## [Directive]
For every line in the data below that contains "draw", copy the line.

## [Given material]
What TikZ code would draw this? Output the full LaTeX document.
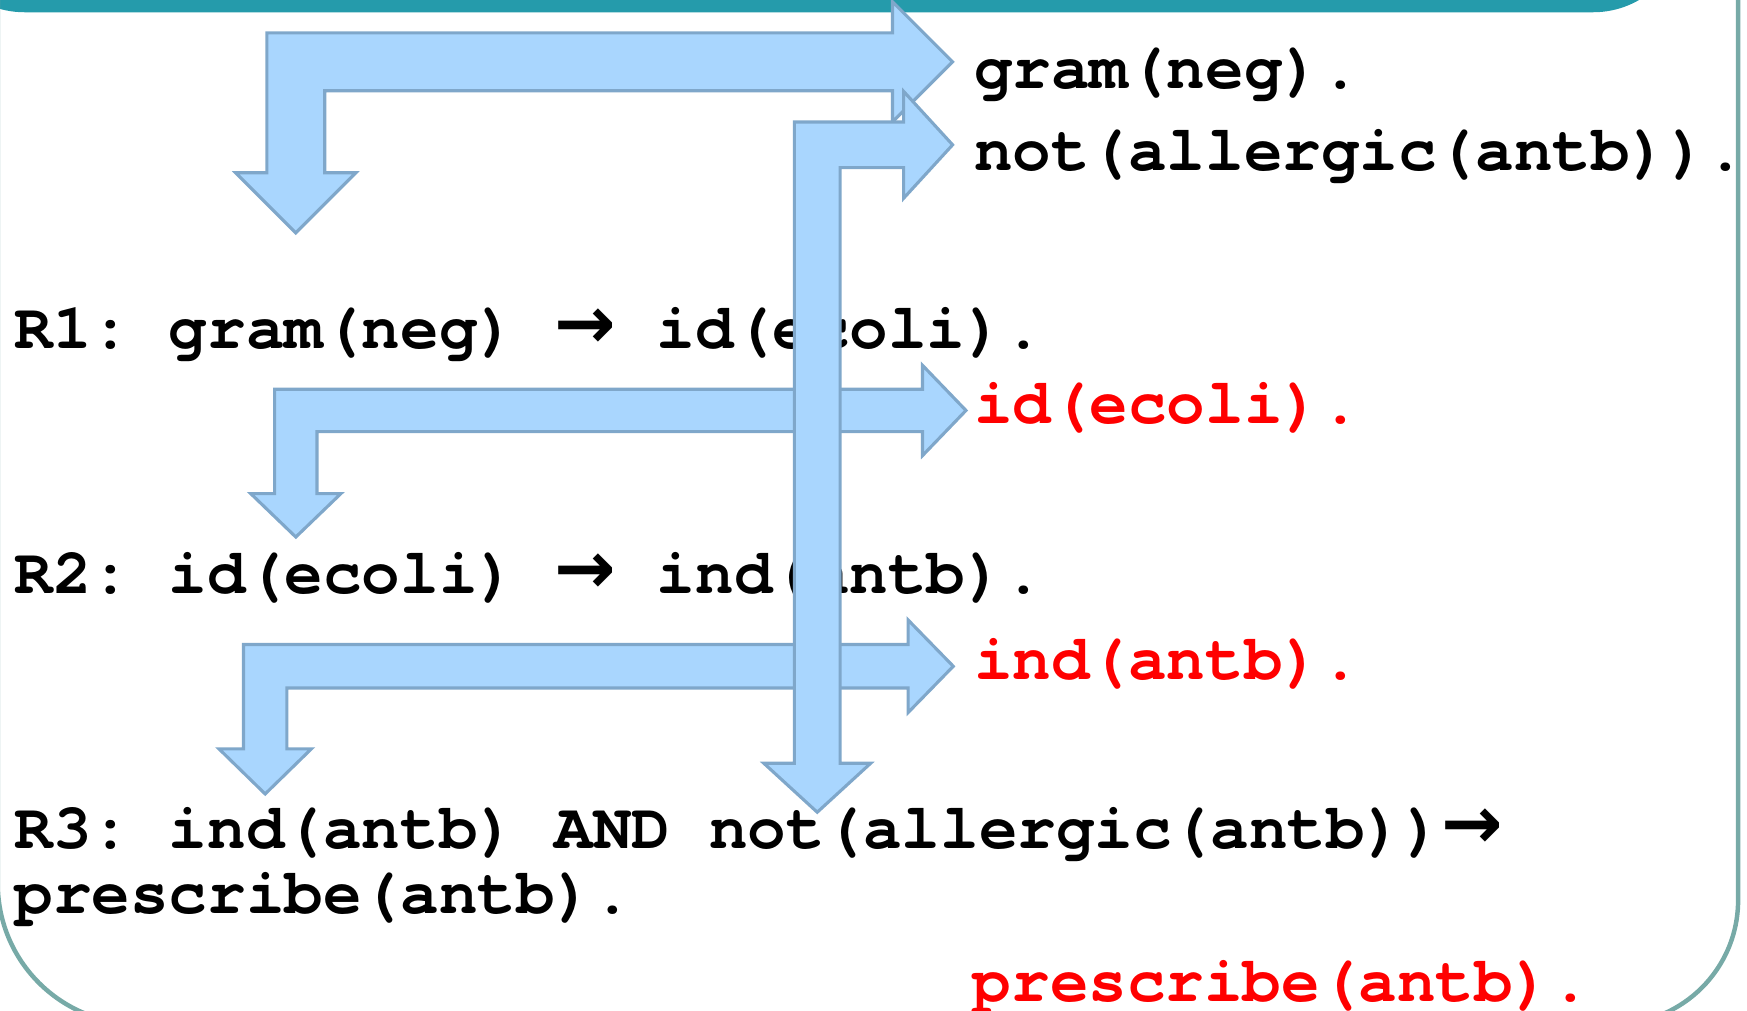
\documentclass[tikz,border=0pt]{standalone}
\usepackage{fontspec}
\usepackage{tikz}
\newfontfamily\codefont{texgyrecursor}[Extension=.otf, UprightFont=*-regular, BoldFont=*-bold]
\newfontfamily\arrowfont{DejaVu Sans}
\newcommand{\ruleto}{\makebox[0.99em][l]{\arrowfont\fontsize{66}{66}\selectfont →}}
\definecolor{barteal}{HTML}{259BAB}
\definecolor{frameteal}{HTML}{77AAA7}
\definecolor{arrowfill}{HTML}{A9D6FE}
\definecolor{arrowedge}{HTML}{7FA7CA}
\tikzset{
  fact/.style={inner sep=0, anchor=base west, font=\codefont\bfseries\fontsize{57.7}{57.7}\selectfont\frenchspacing},
  derived/.style={fact, text=red},
  block/.style={fill=arrowfill, draw=arrowedge, line width=2.8pt, line join=miter}}
% bent block arrow: corner x, corner y, right tip x, down tip y, half bar, half head, head length
\newcommand{\elbowarrow}[7]{
  \draw[block] (#3,#2) -- ({#3-#7},{#2-#6}) -- ({#3-#7},{#2-#5}) -- ({#1-#5},{#2-#5})
    -- ({#1-#5},{#4-#7}) -- ({#1-#6},{#4-#7}) -- (#1,#4) -- ({#1+#6},{#4-#7})
    -- ({#1+#5},{#4-#7}) -- ({#1+#5},{#2+#5}) -- ({#3-#7},{#2+#5}) -- ({#3-#7},{#2+#6}) -- cycle;}

\begin{document}
\begin{tikzpicture}[x=1pt, y=-1pt]
	\useasboundingbox (0,0) rectangle (1568,907);
	\clip (0,0) rectangle (1568,907);
	\fill[barteal, rounded corners=82] (-60,-200) rectangle (1512,11);
	\draw[frameteal, line width=4pt] (-2,-20) -- (-2,793) arc[start angle=180, end angle=90, radius=126]
		-- (1449,919) arc[start angle=90, end angle=0, radius=111] -- (1560,-20);

	\node[fact] (g) at (874,79.3) {gram(neg).};
	\node[fact] (na) at (874,152.6) {not(allergic(antb)).};
	\node[fact] (r1) at (13,313) {R1: gram(neg) \ruleto{} id(ecoli).};
	\node[derived] (id) at (874,380) {id(ecoli).};
	\node[fact] (r2) at (13,532.5) {R2: id(ecoli) \ruleto{} ind(antb).};
	\node[derived] (ind) at (874,610.3) {ind(antb).};
	\node[fact] (r3) at (13,761.4) {R3: ind(antb) AND not(allergic(antb))\ruleto};
	\node[fact] (r3b) at (13,819.7) {prescribe(antb).};
	\node[derived] (pr) at (873,899) {prescribe(antb).};

	\elbowarrow{265.5}{55.5}{855}{209}{26}{54}{54}
	\elbowarrow{265.5}{368.4}{867}{482}{19}{40.5}{39}
	\elbowarrow{238}{598}{855.6}{712.6}{19.5}{41.5}{40.5}
	\elbowarrow{733.5}{130}{855}{729}{20.5}{48}{44}
\end{tikzpicture}
\end{document}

## [Correct response]
What TikZ code would draw this? Output the full LaTeX document.
  block/.style={fill=arrowfill, draw=arrowedge, line width=2.8pt, line join=miter}}
  \draw[block] (#3,#2) -- ({#3-#7},{#2-#6}) -- ({#3-#7},{#2-#5}) -- ({#1-#5},{#2-#5})
	\draw[frameteal, line width=4pt] (-2,-20) -- (-2,793) arc[start angle=180, end angle=90, radius=126]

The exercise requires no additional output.